A statewide effort designates psychology courses that transfer across levels.

By Bridget Murray
Monitor staff

The transfer from two-year to four-year colleges can be difficult for students. Many aren't sure which of their courses at the two-year level will be transferable. Some end up having to retake courses at a four-year college that they took at a community college but weren't allowed to transfer. Others find that their transferable courses didn't cover concepts that university faculty assume they know.

So in Illinois, where close to 11,000 students from two-year colleges transfer to four-year colleges each year, educators have moved to overcome the glitches. Acting on the directive of the Illinois Board of Higher Education, the Illinois Community College Board and several state education agencies besides, they're working out a universal set of community-college courses that four-year colleges accept for credit.

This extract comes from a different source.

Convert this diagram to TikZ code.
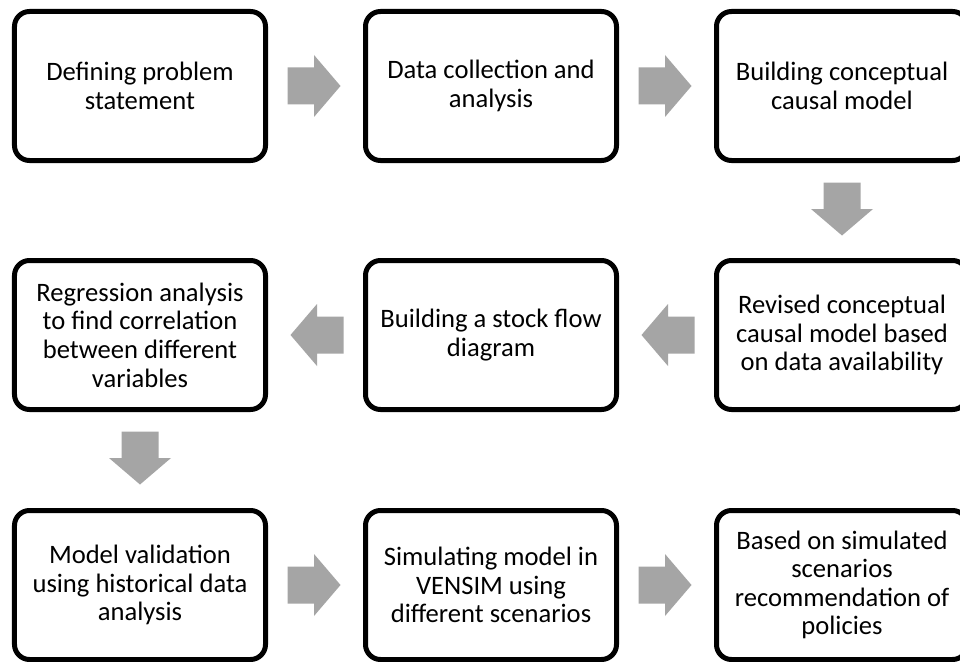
\documentclass[tikz,border=0pt]{standalone}
\usepackage{fontspec}
\setmainfont{Carlito}
\usetikzlibrary{calc}
\definecolor{arrowgray}{HTML}{A5A5A5}
\tikzset{
  stepbox/.style={draw=black, line width=5bp, rounded corners=15bp,
    minimum width=251bp, minimum height=149bp, inner sep=0pt,
    align=center, fill=white, font=\fontsize{26.6bp}{28.6bp}\selectfont},
  blockfill/.style={fill=arrowgray}
}
% Block arrow from one box anchor towards another box anchor
\newcommand{\blockarrow}[2]{%
  \path ($(#1)!19.5bp!(#2)$) coordinate (ba-s)
        ($(#1)!72.5bp!(#2)$) coordinate (ba-t);
  \path ($(ba-s)!26.5bp!(ba-t)$) coordinate (ba-m);
  \fill[blockfill] ($(ba-s)!18.5bp!90:(ba-t)$) -- ($(ba-m)!18.5bp!90:(ba-t)$)
     -- ($(ba-m)!31bp!90:(ba-t)$) -- (ba-t) -- ($(ba-m)!31bp!-90:(ba-t)$)
     -- ($(ba-m)!18.5bp!-90:(ba-t)$) -- ($(ba-s)!18.5bp!-90:(ba-t)$) -- cycle;}
\begin{document}
\begin{tikzpicture}[x=1bp,y=-1bp]
\useasboundingbox (0,0) rectangle (960,662);
\clip (0,0) rectangle (960,662);
\fill[white] (0,0) rectangle (960,662);

% process steps
\node[stepbox] (p1) at (140,86)  {Defining problem\\statement};
\node[stepbox] (p2) at (491,86)  {Data collection and\\analysis};
\node[stepbox] (p3) at (842,86)  {Building conceptual\\causal model};
\node[stepbox] (p4) at (842,335) {Revised conceptual\\causal model based\\on data availability};
\node[stepbox] (p5) at (491,335) {Building a stock flow\\diagram};
\node[stepbox] (p6) at (140,335) {Regression analysis\\to find correlation\\between different\\variables};
\node[stepbox] (p7) at (140,585) {Model validation\\using historical data\\analysis};
\node[stepbox] (p8) at (491,585) {Simulating model in\\VENSIM using\\different scenarios};
\node[stepbox] (p9) at (842,585) {Based on simulated\\scenarios\\recommendation of\\policies};

% flow arrows
\blockarrow{p1.east}{p2.west}
\blockarrow{p2.east}{p3.west}
\blockarrow{p3.south}{p4.north}
\blockarrow{p4.west}{p5.east}
\blockarrow{p5.west}{p6.east}
\blockarrow{p6.south}{p7.north}
\blockarrow{p7.east}{p8.west}
\blockarrow{p8.east}{p9.west}
\end{tikzpicture}
\end{document}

In 1993, when the state launched its initiative to "articulate," or define transferable courses, it recommended a core curriculum of general-education courses for adoption by its educational institutions. (Partici-pation is optional.)

Next it called on psychology, nursing, engineering, business and education--the top five university majors chosen by transfer students--to develop their own articulation plans.

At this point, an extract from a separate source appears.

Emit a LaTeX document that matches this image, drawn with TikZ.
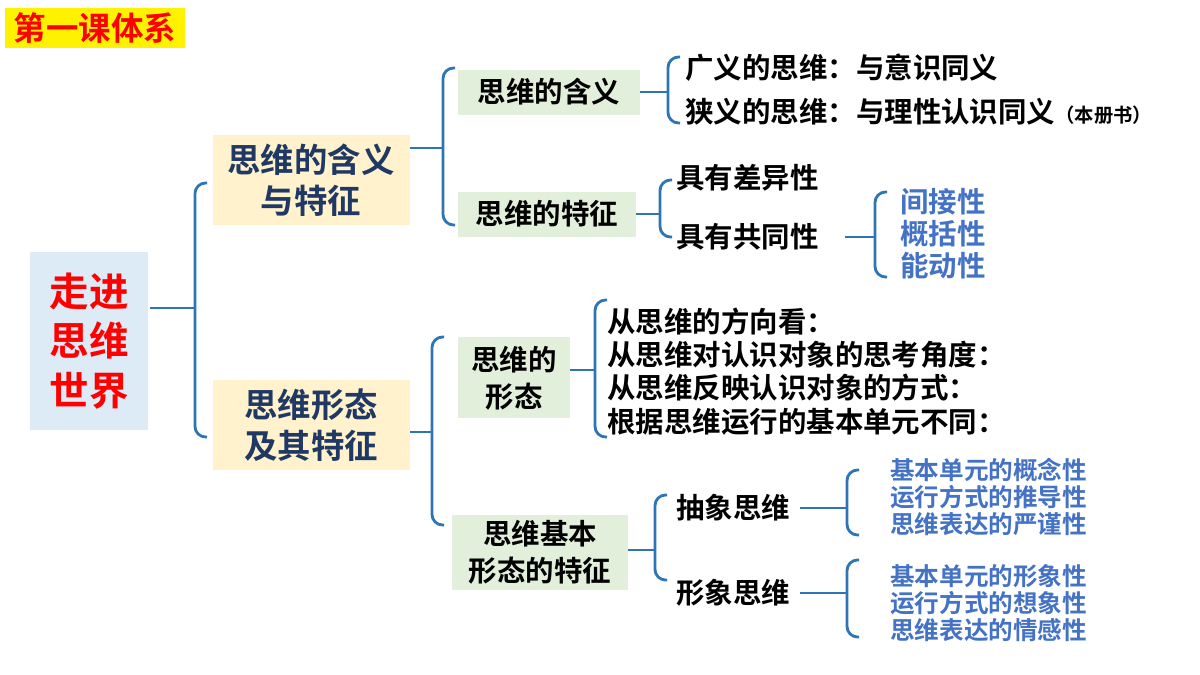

Heading the 20-person panel for psychology are Patricia Puccio, EdD, of the two-year College of DuPage, and William Addison, PhD, of Eastern Illinois University. The panel's first meetings in 1994 were "a little contentious" as faculty struggled to determine which courses were basic enough to transfer, says Addison. Once they'd made that decision, however, "the work became very smooth," says Puccio. By 1995, the group submitted its articulation plan, which went into effect last year.

The plan holds that, after introductory psychology, a maximum of three other psychology courses are guaranteed to transfer to four-year colleges. The five courses beyond introductory psychology that are accepted for transfer credit are developmental, abnormal, industrial/organizational, personality and social psychology.

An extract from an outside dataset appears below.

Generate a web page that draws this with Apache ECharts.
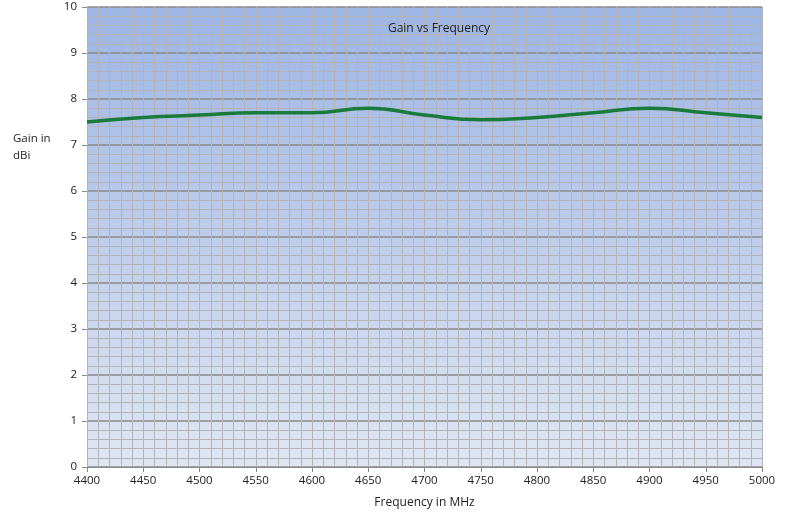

For each course, the psychology panel has delineated areas to be taught. Faculty who want their courses to transfer must submit their syllabi to the panel in an ongoing approval process. However, the panel does not want its plan to restrict what colleges teach, says Addison. Community colleges that offer other courses, such as statistics, are free to forge their own related articulation agreements with area universities, he notes.

"Our plan is not to limit transferability of additional courses or to discourage development of new courses," says Addison.

Rather, he says, the hope is that when students who transfer to institutions like his--where up to 30 percent of students start off at community college--"they won't have to play catch up and are better prepared."